En la propuesta de Arocha hay ideas, lo cual es de agradecer (es preferible una puesta con una idea, así sea equivocada, a una que carezca de ellas, como la reciente y absurda Tosca presentada en el Teresa Carreño a principios de año), pero dichas ideas parecen atentar contra varios pasajes musicales. La escenografía es modesta aunque bien concebida, con algunas proyecciones que sin dejar de ser extremadamente simples resultan eficaces. Empero, la iluminación falla (como casi todo) a partir de la llegada de Orfeo a los Campos Elíseos para encontrarse con los ‘espíritus benditos’ entre los que ahora mora la fallecida Eurídice. Es esta escena la que resulta realmente problemática en la concepción de Arocha. Desde los primeros compases del número Che puro ciel!, che chiaro sol! (“¡Qué cielo tan puro!, ¡qué sol tan claro!”) apreciamos una patente contradicción entre lo que sucede en escena y aquello de lo que la música habla, pues no hay nada puro, elevado o claro sobre las tablas, donde reina la misma oscuridad que ha privado desde las primeras escenas, sin que haya así un contraste entre los distintos planos que atraviesa Orfeo a lo largo de su aventura.

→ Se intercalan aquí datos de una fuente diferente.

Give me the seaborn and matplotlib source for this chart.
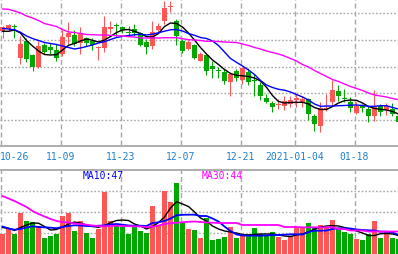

Los ‘espíritus benditos’ se transforman, en la visión de Arocha, en un grupo de sifrinos de pocas luces, que vagan una y otra vez por el escenario haciendo movimientos mecánicos (probablemente una parodia a los videos Boomeran) y portando raquetas de tenis, en lo que seguramente es un guiño al inolvidable montaje cabrujiano. El planteamiento de Arocha parece ser este: Orfeo debe rescatar a Eurídice de un mundo falso, lleno de seres aburguesados y ciegos, para intentar devolverla a la realidad a través del amor y el arte. Es una visión teatralmente válida y conceptualmente respetable, pero —insistimos— que no se adecua especialmente a la naturaleza de la música compuesta por Gluck para estas escenas, que nos acerca decididamente a lo sublime.

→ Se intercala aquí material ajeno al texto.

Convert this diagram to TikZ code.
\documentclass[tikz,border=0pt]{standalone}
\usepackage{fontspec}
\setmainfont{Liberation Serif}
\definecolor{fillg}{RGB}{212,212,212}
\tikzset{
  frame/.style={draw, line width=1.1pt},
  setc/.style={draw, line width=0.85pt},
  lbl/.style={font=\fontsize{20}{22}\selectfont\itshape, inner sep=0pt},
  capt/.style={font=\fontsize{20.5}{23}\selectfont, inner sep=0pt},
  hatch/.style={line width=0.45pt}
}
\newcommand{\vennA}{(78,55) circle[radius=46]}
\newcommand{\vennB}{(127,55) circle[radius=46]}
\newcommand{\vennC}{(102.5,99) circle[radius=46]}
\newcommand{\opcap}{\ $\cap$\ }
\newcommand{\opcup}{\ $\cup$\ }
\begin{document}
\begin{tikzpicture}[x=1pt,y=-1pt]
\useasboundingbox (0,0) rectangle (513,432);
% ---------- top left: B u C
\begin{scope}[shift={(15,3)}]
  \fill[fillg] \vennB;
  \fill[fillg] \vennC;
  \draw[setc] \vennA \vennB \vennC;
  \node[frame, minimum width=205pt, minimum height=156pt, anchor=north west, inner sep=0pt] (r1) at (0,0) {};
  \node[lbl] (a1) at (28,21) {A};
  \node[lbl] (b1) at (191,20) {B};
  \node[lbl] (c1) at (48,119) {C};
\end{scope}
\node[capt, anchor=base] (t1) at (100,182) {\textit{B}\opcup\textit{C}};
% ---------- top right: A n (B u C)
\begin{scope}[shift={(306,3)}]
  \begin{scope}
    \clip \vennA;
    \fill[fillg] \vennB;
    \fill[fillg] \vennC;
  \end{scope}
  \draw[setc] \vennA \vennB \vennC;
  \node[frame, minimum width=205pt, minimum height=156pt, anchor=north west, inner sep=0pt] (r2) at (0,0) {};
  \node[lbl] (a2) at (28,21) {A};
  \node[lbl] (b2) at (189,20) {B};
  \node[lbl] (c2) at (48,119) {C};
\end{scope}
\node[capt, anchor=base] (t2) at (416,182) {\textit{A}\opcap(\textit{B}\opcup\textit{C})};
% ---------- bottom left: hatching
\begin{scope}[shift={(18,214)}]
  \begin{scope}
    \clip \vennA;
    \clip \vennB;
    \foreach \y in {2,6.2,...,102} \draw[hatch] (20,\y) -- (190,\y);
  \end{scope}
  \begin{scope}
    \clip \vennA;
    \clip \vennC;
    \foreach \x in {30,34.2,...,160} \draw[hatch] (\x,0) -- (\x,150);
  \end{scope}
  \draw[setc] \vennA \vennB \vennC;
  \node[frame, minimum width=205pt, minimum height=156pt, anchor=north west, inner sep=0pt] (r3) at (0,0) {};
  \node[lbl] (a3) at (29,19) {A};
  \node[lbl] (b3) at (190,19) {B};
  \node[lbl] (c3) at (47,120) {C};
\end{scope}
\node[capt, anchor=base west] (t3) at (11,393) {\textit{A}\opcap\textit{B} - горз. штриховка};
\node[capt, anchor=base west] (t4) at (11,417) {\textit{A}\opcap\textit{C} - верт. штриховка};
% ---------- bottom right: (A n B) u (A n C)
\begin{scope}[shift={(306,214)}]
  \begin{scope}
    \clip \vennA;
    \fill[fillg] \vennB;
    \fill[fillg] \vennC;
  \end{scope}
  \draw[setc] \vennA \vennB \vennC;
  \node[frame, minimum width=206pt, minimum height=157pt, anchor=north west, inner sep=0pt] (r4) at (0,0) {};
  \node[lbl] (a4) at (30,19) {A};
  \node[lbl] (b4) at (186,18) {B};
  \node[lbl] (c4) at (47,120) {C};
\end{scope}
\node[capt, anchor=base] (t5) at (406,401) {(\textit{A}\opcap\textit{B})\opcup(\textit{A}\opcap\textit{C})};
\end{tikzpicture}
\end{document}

Para movernos hacia aspectos más positivos, hemos de mencionar el impecable trabajo de la talentosa soprano Annelia Hernández, de timbre radiante e irreprochable musicalidad, quien brilló en el breve pero importante rol de Amor (ya había sido una extraordinaria Despina en el Cosi fan tutte montado en ese mismo escenario el año pasado). De igual modo, hay que elogiar las intervenciones de Ambar Arias en el papel de Eurídice, en las que exhibió una voz de hermoso timbre y excelente proyección. Quizá habría que señalar que su expresión fue un tanto enfática, pero al menos hay que reconocer que su a ratos excesiva intensidad rescató el Acto III del aburrimiento, e incluso logró inyectar algo de brío al Orfeo de González. Muy bien, aunque algo escaso de matices, el Coro Nacional Juvenil Simón Bolívar.

En suma, una noche que no cumplió con todas las expectativas con las que asistimos, pero que no dejamos de agradecer al Centro Cultural Chacao. Valió la pena volver a escuchar a Orfeo. Ojalá retorne con más frecuencia y que dé paso a iniciativas que nos traigan otras óperas importantes que han estado ausentes de nuestros escenarios, más allá de la enésima Traviata o la sempiternas Tosca, Boheme y Butterfly. Esas damas nos encantan, pero no queremos ‘padecerlas’ todos los años (y casi siempre, una y otra vez, con los mismos repartos).

ORFEO Y EURÍDICE, de Christopher Willibald Gluck (música) y Rainero di Calzabigi (libreto). Dirección escénica: Orlando Arocha. Dirección musical: Boris Paredes. Con la Orquesta Barroca Simón Bolívar y el Coro Nacional Juvenil Simón Bolívar. Reparto: Melba González (Orfeo), Ambar Arias (Eurídice), Annelia Hernández (Amor). En el Centro Cultural Chacao, 9 de octubre de 2016.